REQUIRED WORK: Return the material exactly as supplied, apart from the pictures, which are omitted.

SUPPLIED DATA:
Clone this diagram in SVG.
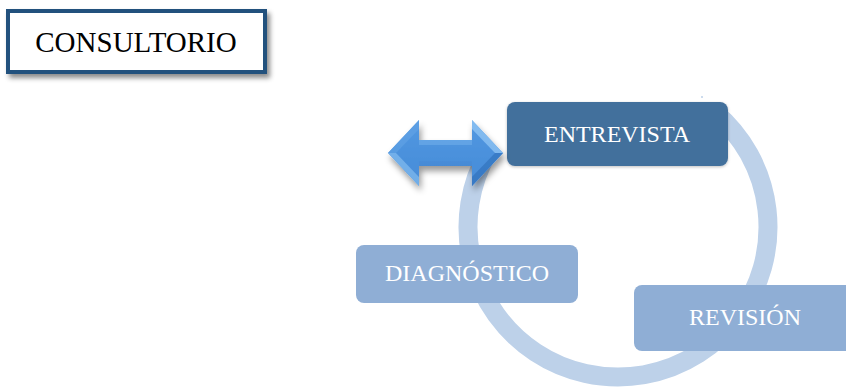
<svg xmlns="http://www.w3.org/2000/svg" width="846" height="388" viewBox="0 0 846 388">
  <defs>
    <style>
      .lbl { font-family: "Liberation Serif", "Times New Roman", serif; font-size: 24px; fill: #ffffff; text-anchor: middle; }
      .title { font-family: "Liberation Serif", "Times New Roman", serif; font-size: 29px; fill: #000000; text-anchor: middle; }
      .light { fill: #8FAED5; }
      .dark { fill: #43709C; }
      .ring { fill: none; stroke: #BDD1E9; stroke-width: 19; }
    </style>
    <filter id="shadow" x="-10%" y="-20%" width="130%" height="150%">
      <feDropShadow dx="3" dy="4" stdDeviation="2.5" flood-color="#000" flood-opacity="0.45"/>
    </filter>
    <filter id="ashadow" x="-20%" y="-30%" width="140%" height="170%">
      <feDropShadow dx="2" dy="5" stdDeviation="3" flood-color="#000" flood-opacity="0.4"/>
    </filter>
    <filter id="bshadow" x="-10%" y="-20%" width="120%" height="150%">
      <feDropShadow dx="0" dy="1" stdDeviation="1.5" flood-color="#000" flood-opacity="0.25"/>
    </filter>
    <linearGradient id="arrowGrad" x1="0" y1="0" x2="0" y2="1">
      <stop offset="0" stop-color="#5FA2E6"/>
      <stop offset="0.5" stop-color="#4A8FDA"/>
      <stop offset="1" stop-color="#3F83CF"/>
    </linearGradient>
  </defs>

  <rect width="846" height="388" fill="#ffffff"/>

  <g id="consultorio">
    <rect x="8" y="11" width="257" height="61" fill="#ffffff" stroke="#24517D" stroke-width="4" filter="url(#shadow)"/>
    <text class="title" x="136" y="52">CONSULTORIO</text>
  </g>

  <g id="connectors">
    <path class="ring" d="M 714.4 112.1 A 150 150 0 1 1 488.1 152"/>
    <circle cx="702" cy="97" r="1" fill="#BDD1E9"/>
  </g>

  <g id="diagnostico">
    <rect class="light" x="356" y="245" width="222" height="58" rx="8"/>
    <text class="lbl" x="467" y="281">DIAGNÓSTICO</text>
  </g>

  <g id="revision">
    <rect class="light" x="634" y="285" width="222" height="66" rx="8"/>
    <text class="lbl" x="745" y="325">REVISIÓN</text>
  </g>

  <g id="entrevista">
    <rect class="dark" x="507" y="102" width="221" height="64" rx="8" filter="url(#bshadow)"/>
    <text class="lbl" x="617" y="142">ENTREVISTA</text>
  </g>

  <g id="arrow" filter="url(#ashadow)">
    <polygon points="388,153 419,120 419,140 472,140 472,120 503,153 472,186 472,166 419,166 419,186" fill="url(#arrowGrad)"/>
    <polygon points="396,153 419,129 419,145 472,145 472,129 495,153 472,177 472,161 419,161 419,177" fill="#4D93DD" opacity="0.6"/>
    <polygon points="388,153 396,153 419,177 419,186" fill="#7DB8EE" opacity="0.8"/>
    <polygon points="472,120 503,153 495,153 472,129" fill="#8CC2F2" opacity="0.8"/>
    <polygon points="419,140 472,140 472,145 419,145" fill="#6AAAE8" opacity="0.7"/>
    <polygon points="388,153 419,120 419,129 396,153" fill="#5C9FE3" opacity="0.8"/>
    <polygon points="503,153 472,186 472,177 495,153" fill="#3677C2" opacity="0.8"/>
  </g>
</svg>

FINISHED EXERCISE:
Clone this diagram in SVG.
<svg xmlns="http://www.w3.org/2000/svg" width="846" height="388" viewBox="0 0 846 388">
  <defs>
    <style>
      .lbl { font-family: "Liberation Serif", "Times New Roman", serif; font-size: 24px; fill: #ffffff; text-anchor: middle; }
      .title { font-family: "Liberation Serif", "Times New Roman", serif; font-size: 29px; fill: #000000; text-anchor: middle; }
      .light { fill: #8FAED5; }
      .dark { fill: #43709C; }
      .ring { fill: none; stroke: #BDD1E9; stroke-width: 19; }
    </style>
    <filter id="shadow" x="-10%" y="-20%" width="130%" height="150%">
      <feDropShadow dx="3" dy="4" stdDeviation="2.5" flood-color="#000" flood-opacity="0.45"/>
    </filter>
    <filter id="ashadow" x="-20%" y="-30%" width="140%" height="170%">
      <feDropShadow dx="2" dy="5" stdDeviation="3" flood-color="#000" flood-opacity="0.4"/>
    </filter>
    <filter id="bshadow" x="-10%" y="-20%" width="120%" height="150%">
      <feDropShadow dx="0" dy="1" stdDeviation="1.5" flood-color="#000" flood-opacity="0.25"/>
    </filter>
    <linearGradient id="arrowGrad" x1="0" y1="0" x2="0" y2="1">
      <stop offset="0" stop-color="#5FA2E6"/>
      <stop offset="0.5" stop-color="#4A8FDA"/>
      <stop offset="1" stop-color="#3F83CF"/>
    </linearGradient>
  </defs>

  <rect width="846" height="388" fill="#ffffff"/>

  <g id="consultorio">
    <rect x="8" y="11" width="257" height="61" fill="#ffffff" stroke="#24517D" stroke-width="4" filter="url(#shadow)"/>
    <text class="title" x="136" y="52">CONSULTORIO</text>
  </g>

  <g id="connectors">
    <path class="ring" d="M 714.4 112.1 A 150 150 0 1 1 488.1 152"/>
    <circle cx="702" cy="97" r="1" fill="#BDD1E9"/>
  </g>

  <g id="diagnostico">
    <rect class="light" x="356" y="245" width="222" height="58" rx="8"/>
    <text class="lbl" x="467" y="281">DIAGNÓSTICO</text>
  </g>

  <g id="revision">
    <rect class="light" x="634" y="285" width="222" height="66" rx="8"/>
    <text class="lbl" x="745" y="325">REVISIÓN</text>
  </g>

  <g id="entrevista">
    <rect class="dark" x="507" y="102" width="221" height="64" rx="8" filter="url(#bshadow)"/>
    <text class="lbl" x="617" y="142">ENTREVISTA</text>
  </g>

  <g id="arrow" filter="url(#ashadow)">
    <polygon points="388,153 419,120 419,140 472,140 472,120 503,153 472,186 472,166 419,166 419,186" fill="url(#arrowGrad)"/>
    <polygon points="396,153 419,129 419,145 472,145 472,129 495,153 472,177 472,161 419,161 419,177" fill="#4D93DD" opacity="0.6"/>
    <polygon points="388,153 396,153 419,177 419,186" fill="#7DB8EE" opacity="0.8"/>
    <polygon points="472,120 503,153 495,153 472,129" fill="#8CC2F2" opacity="0.8"/>
    <polygon points="419,140 472,140 472,145 419,145" fill="#6AAAE8" opacity="0.7"/>
    <polygon points="388,153 419,120 419,129 396,153" fill="#5C9FE3" opacity="0.8"/>
    <polygon points="503,153 472,186 472,177 495,153" fill="#3677C2" opacity="0.8"/>
  </g>
</svg>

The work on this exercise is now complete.